The other woman gives him one and he starts writing the office name… As he talks about the case, I’m attentively listening to his low toned magnetic voice and I glance at the labslip. He’s the doctor? This young rebel 28 year old looking weird guy is the doctor?
Don’t get me wrong, weird for me is not bad. Also, I don’t know how old he actually is.

I don’t know at which point it happened but I could not turn away from him. His voice, his tone mesmerised me. I felt incredibly attracted to him.

I have been working with doctors for several years now, and never have I thought “I should date a dentist if I’m ever single”. I have not been attracted to anyone else for a long time, not even to my partner. Neither have I thought “He’s a dentist, he must be a catch”. Even when my libido was up the roof, this profession did not turn an inch of me on.
I have excellent peripheral vision, I caught a glimpse of my partner walking over but I did not turn to him at all. Nothing could distract me from the attraction I was feeling.

I have never been attracted to anyone so strongly at first sight and within the first 2 minutes.
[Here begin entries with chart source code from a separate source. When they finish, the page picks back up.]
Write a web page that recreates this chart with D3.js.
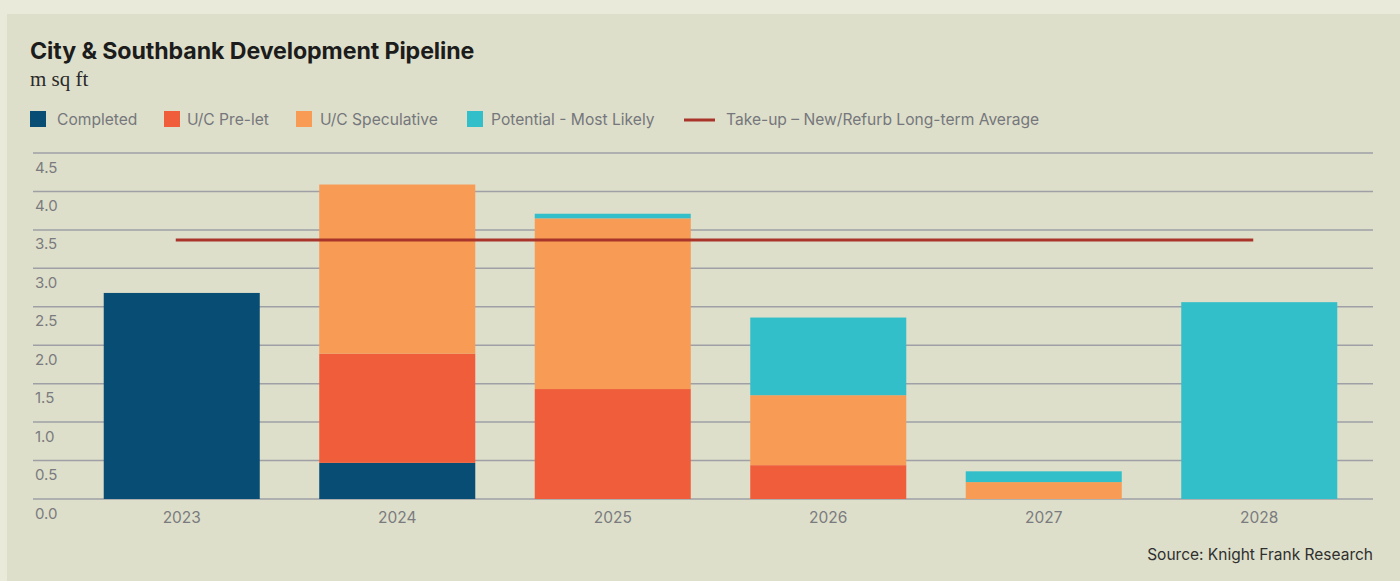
<!DOCTYPE html>
<html>
<head>
<meta charset="utf-8">
<script src="https://cdn.jsdelivr.net/npm/d3@7"></script>
<style>
  html, body { margin: 0; padding: 0; background: #eaeadb; }
  svg { display: block; }
</style>
</head>
<body>
<svg id="chart" width="1400" height="581"></svg>
<script>
// ---- Data ----
const years = ["2023", "2024", "2025", "2026", "2027", "2028"];
const completed   = [2.68, 0.47, 0.00, 0.00, 0.00, 0.00];
const preLet      = [0.00, 1.42, 1.43, 0.44, 0.00, 0.00];
const speculative = [0.00, 2.20, 2.22, 0.91, 0.22, 0.00];
const potential   = [0.00, 0.00, 0.06, 1.01, 0.14, 2.56];
const takeUpAverage = 3.37;
const yTicks = [0, 0.5, 1, 1.5, 2, 2.5, 3, 3.5, 4, 4.5];
const seriesNames = ["Completed", "U/C Pre-let", "U/C Speculative", "Potential - Most Likely"];
const lineName = "Take-up \u2013 New/Refurb Long-term Average";
const seriesColors = ["#074d74", "#f05d3b", "#f79b55", "#33bfc9"];
const lineColor = "#a8342a";

const svg = d3.select("#chart");
const sans = "Inter, 'Noto Sans', sans-serif";

// panel
svg.append("rect").attr("x", 7).attr("y", 14).attr("width", 1393).attr("height", 567).attr("fill", "#dedfca");

// title
svg.append("text").attr("x", 30).attr("y", 59)
  .attr("font-family", sans).attr("font-weight", 700).attr("font-size", 23.2)
  .attr("letter-spacing", "-0.1px").attr("fill", "#1c1c1c")
  .text("City & Southbank Development Pipeline");
svg.append("text").attr("x", 30).attr("y", 86)
  .attr("font-family", "'Liberation Serif', 'DejaVu Serif', serif").attr("font-size", 21)
  .attr("fill", "#2a2a2a").text("m sq ft");

// legend
const legendX = [30, 164, 296, 467];
const legendTextX = [57, 187, 320, 491];
const legend = svg.append("g");
seriesNames.forEach((n, i) => {
  legend.append("rect").attr("x", legendX[i]).attr("y", 111).attr("width", 16).attr("height", 16).attr("fill", seriesColors[i]);
  legend.append("text").attr("x", legendTextX[i]).attr("y", 125)
    .attr("font-family", sans).attr("font-size", 15.6).attr("fill", "#75777c").text(n);
});
legend.append("line").attr("x1", 684).attr("x2", 715).attr("y1", 120).attr("y2", 120)
  .attr("stroke", lineColor).attr("stroke-width", 3);
legend.append("text").attr("x", 726).attr("y", 125)
  .attr("font-family", sans).attr("font-size", 15.6).attr("fill", "#75777c").text(lineName);

// scales
const x = d3.scaleBand().domain(years).range([74, 1367]).paddingInner(0.276).paddingOuter(0.138);
const y = d3.scaleLinear().domain([0, 4.5]).range([499, 153]);

// gridlines
const grid = svg.append("g");
grid.selectAll("line").data(yTicks).join("line")
  .attr("x1", 33).attr("x2", 1373)
  .attr("y1", d => y(d)).attr("y2", d => y(d))
  .attr("stroke", "#9ea0a6").attr("stroke-width", 1.5);

// y axis labels
const yAxis = d3.axisLeft(y).tickValues(yTicks).tickFormat(d3.format(".1f")).tickSize(0);
const yg = svg.append("g").attr("transform", "translate(35,0)").call(yAxis);
yg.select(".domain").remove();
yg.selectAll("text").attr("text-anchor", "start").attr("x", 0).attr("dy", 0)
  .attr("transform", "translate(0,19)")
  .attr("font-family", sans).attr("font-size", 15).attr("fill", "#7a7b7f");

// stacked bars
const rows = years.map((yr, i) => ({ year: yr, s0: completed[i], s1: preLet[i], s2: speculative[i], s3: potential[i] }));
const stack = d3.stack().keys(["s0", "s1", "s2", "s3"])(rows);
svg.append("g").selectAll("g").data(stack).join("g")
  .attr("fill", (d, i) => seriesColors[i])
  .selectAll("rect").data(d => d.filter(p => p[1] - p[0] > 0)).join("rect")
  .attr("x", d => x(d.data.year))
  .attr("width", x.bandwidth())
  .attr("y", d => y(d[1]))
  .attr("height", d => y(d[0]) - y(d[1]));

// x axis labels
const xAxis = d3.axisBottom(x).tickSize(0);
const xg = svg.append("g").attr("transform", "translate(0,499)").call(xAxis);
xg.select(".domain").remove();
xg.selectAll("text").attr("dy", 0).attr("y", 24)
  .attr("font-family", sans).attr("font-size", 15.5).attr("fill", "#7a7b7f");

// take-up average line
const lineData = [years[0], years[years.length - 1]].map(yr => ({ year: yr, v: takeUpAverage }));
svg.append("path").datum(lineData)
  .attr("fill", "none").attr("stroke", lineColor).attr("stroke-width", 3)
  .attr("d", d3.line().x(d => x(d.year) + x.bandwidth() / 2 - 6).y(d => y(d.v)));

// source
svg.append("text").attr("x", 1373).attr("y", 560).attr("text-anchor", "end")
  .attr("font-family", sans).attr("font-size", 15.5).attr("fill", "#2f2f2f")
  .text("Source: Knight Frank Research");
</script>
</body>
</html>
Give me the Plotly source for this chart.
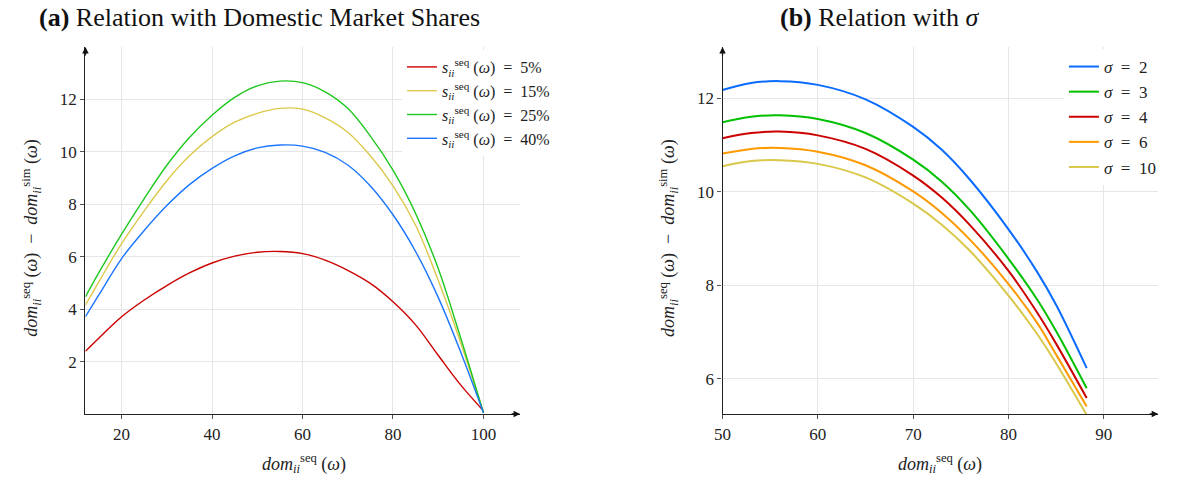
import plotly.graph_objects as go

# ---------------- Data: panel (a) ----------------
dom_a = [12, 15, 20, 25, 30, 35, 40, 45, 50, 55, 60, 65, 70, 75, 80, 85, 90, 95, 100]
share_labels = ["5%", "15%", "25%", "40%"]
diff_s05 = [2.39, 2.90, 3.71, 4.35, 4.90, 5.38, 5.76, 6.02, 6.17, 6.20, 6.12, 5.87, 5.48, 4.98, 4.28, 3.40, 2.24, 1.10, 0.12]
diff_s15 = [4.15, 5.05, 6.50, 7.75, 8.90, 9.85, 10.58, 11.13, 11.47, 11.66, 11.63, 11.30, 10.75, 9.85, 8.70, 7.20, 5.10, 2.70, 0.05]
diff_s25 = [4.47, 5.40, 6.86, 8.22, 9.49, 10.55, 11.40, 12.08, 12.52, 12.70, 12.64, 12.29, 11.66, 10.60, 9.30, 7.65, 5.55, 2.88, 0.05]
diff_s40 = [3.71, 4.55, 5.93, 7.00, 7.95, 8.75, 9.37, 9.85, 10.15, 10.26, 10.22, 9.98, 9.50, 8.70, 7.60, 6.20, 4.45, 2.35, 0.05]

# ---------------- Data: panel (b) ----------------
dom_b = [50, 53, 56, 60, 65, 70, 73, 76, 80, 83, 85, 88.2]
sigma_labels = ["2", "3", "4", "6", "10"]
diff_sig2 = [12.18, 12.33, 12.37, 12.29, 11.98, 11.39, 10.90, 10.25, 9.20, 8.29, 7.58, 6.23]
diff_sig3 = [11.49, 11.61, 11.64, 11.56, 11.26, 10.69, 10.22, 9.60, 8.57, 7.70, 7.02, 5.80]
diff_sig4 = [11.15, 11.26, 11.29, 11.21, 10.92, 10.35, 9.88, 9.28, 8.31, 7.42, 6.75, 5.59]
diff_sig6 = [10.82, 10.92, 10.94, 10.86, 10.57, 10.01, 9.55, 8.97, 8.03, 7.20, 6.52, 5.41]
diff_sig10 = [10.55, 10.66, 10.68, 10.60, 10.31, 9.75, 9.30, 8.73, 7.78, 6.96, 6.33, 5.23]

W, H = 1184, 484
FONT = "Liberation Serif"

def px(x):
    return x / W

def py(y):
    return 1 - y / H

fig = go.Figure()

colors_a = ["#cc0000", "#dcc84a", "#1ec81e", "#1a75ff"]
series_a = [diff_s05, diff_s15, diff_s25, diff_s40]
for lab, ys, c in zip(share_labels, series_a, colors_a):
    fig.add_trace(go.Scatter(
        x=dom_a, y=ys, mode="lines", xaxis="x", yaxis="y",
        line=dict(color=c, width=1.4, shape="spline", smoothing=1.0),
        name="<i>s</i><sub><i>ii</i></sub><sup>seq</sup> (<i>ω</i>)\u2002=\u2002" + lab,
        legend="legend",
    ))

colors_b = ["#0a6cff", "#00c000", "#cc0000", "#ff9900", "#d9c84a"]
series_b = [diff_sig2, diff_sig3, diff_sig4, diff_sig6, diff_sig10]
for lab, ys, c in zip(sigma_labels, series_b, colors_b):
    fig.add_trace(go.Scatter(
        x=dom_b, y=ys, mode="lines", xaxis="x2", yaxis="y2",
        line=dict(color=c, width=2, shape="spline", smoothing=1.0),
        name="<i>σ</i>\u2002=\u2002" + lab,
        legend="legend2",
    ))

axis_common = dict(
    showgrid=True, gridcolor="#e6e6e6", gridwidth=1,
    showline=True, linecolor="#222222", linewidth=1.3,
    ticks="outside", ticklen=4, tickcolor="#555555",
    tickfont=dict(family=FONT, size=17, color="#222222"),
    zeroline=False, mirror=False,
)

ydom = [py(414), py(47)]
fig.update_layout(
    width=W, height=H,
    margin=dict(l=0, r=0, t=0, b=0),
    paper_bgcolor="white", plot_bgcolor="white",
    font=dict(family=FONT, size=16, color="#222222"),
    xaxis=dict(domain=[px(77), px(515)], range=[12, 108.1],
               tickvals=[20, 40, 60, 80, 100], anchor="y", **axis_common),
    yaxis=dict(domain=ydom, range=[0, 14], tickvals=[2, 4, 6, 8, 10, 12],
               anchor="x", **axis_common),
    xaxis2=dict(domain=[px(719), px(1158)], range=[50, 95.7],
                tickvals=[50, 60, 70, 80, 90], anchor="y2", **axis_common),
    yaxis2=dict(domain=ydom, range=[5.25, 13.1], tickvals=[6, 8, 10, 12],
                anchor="x2", **axis_common),
    legend=dict(x=px(396), y=py(50), xanchor="left", yanchor="top",
                bgcolor="white", borderwidth=0, tracegroupgap=0,
                font=dict(family=FONT, size=16, color="#222222"),
                itemwidth=30),
    legend2=dict(x=px(1063), y=py(49), xanchor="left", yanchor="top",
                 bgcolor="white", borderwidth=0, tracegroupgap=0,
                 font=dict(family=FONT, size=17, color="#222222"),
                 itemwidth=30),
)

ann = []
ann.append(dict(text="<b>(a)</b> Relation with Domestic Market Shares",
                x=px(252), y=py(18), xref="paper", yref="paper",
                xanchor="center", yanchor="middle",
                showarrow=False, font=dict(family=FONT, size=26, color="#111111")))
ann.append(dict(text="<b>(b)</b> Relation with <i>σ</i>",
                x=px(878), y=py(18), xref="paper", yref="paper",
                xanchor="center", yanchor="middle",
                showarrow=False, font=dict(family=FONT, size=26, color="#111111")))
xlab = "<i>dom</i><sub><i>ii</i></sub><sup>seq</sup> (<i>ω</i>)"
ylab = ("<i>dom</i><sub><i>ii</i></sub><sup>seq</sup> (<i>ω</i>)\u2002−\u2002"
        "<i>dom</i><sub><i>ii</i></sub><sup>sim</sup> (<i>ω</i>)")
for xc in (297, 938):
    ann.append(dict(text=xlab, x=px(xc), y=py(463), xref="paper", yref="paper",
                    xanchor="center", yanchor="middle",
                    showarrow=False, font=dict(family=FONT, size=18)))
for xc in (22, 664):
    ann.append(dict(text=ylab, x=px(xc), y=py(238), xref="paper", yref="paper",
                    xanchor="center", yanchor="middle",
                    textangle=-90, showarrow=False, font=dict(family=FONT, size=18)))

# axis arrowheads
for xr, yr in [("x domain", "y domain"), ("x2 domain", "y2 domain")]:
    ann.append(dict(x=1, y=0, xref=xr, yref=yr, ax=-10, ay=0, text="",
                    showarrow=True, arrowhead=2, arrowsize=1, arrowwidth=1.3,
                    arrowcolor="#111111", standoff=0))
    ann.append(dict(x=0, y=1, xref=xr, yref=yr, ax=0, ay=10, text="",
                    showarrow=True, arrowhead=2, arrowsize=1, arrowwidth=1.3,
                    arrowcolor="#111111", standoff=0))
fig.update_layout(annotations=ann)

fig.write_html("out.html")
I had a high sexual drive before but I have always been reserved. Flirt naturally yet wisely. Seldom said yes.

After he left, I left for my coffee. I needed fresh air to breath and smile stupidly at strangers.

I called him that day as he was expecting my call regarding that case. No answer and left a voice mail. He called me back today. His voice on the phone once again loud and robotic like. Not like in person, almost seems he reminds himself he must sound confident and older on the phone so he puts on an act.
I was happy he called.

I have fantasized about him these past days.

But why??

I tell myself:
This is not me (not so far at least).
I don’t fall for boys, love is not the honeymoon stage, love is what grows stronger throughout the years and grows in stages. Sex is not love, so I’m not having sex but I am building a future. I am loyal, caring…I’m a good woman. Why am I feeling this? How long will it last? I don’t know but I am enjoying feeling it. I’m not going to act on it…daydreaming wont hurt…
Oh, but I feel a STRONG attraction towards him. I want to see him again! Was he attracted to me? Did he feel it? Am I going crazy with my feeling?!? I want to go out with him and talk. I want to get to know him. I want to eat with him. To know his quirks and explore his mind. I want to have sex with him…but I haven’t had sex in a long time. Okay, I want to imagine having sex with him. Yes that’ll do for now.

That will never happen, it shouldn’t, it couldn’t.

Yes this is exactly what I’m thinking.

I apologise as this is not well written, bit I had to let it out. I want to let it out. I won’t.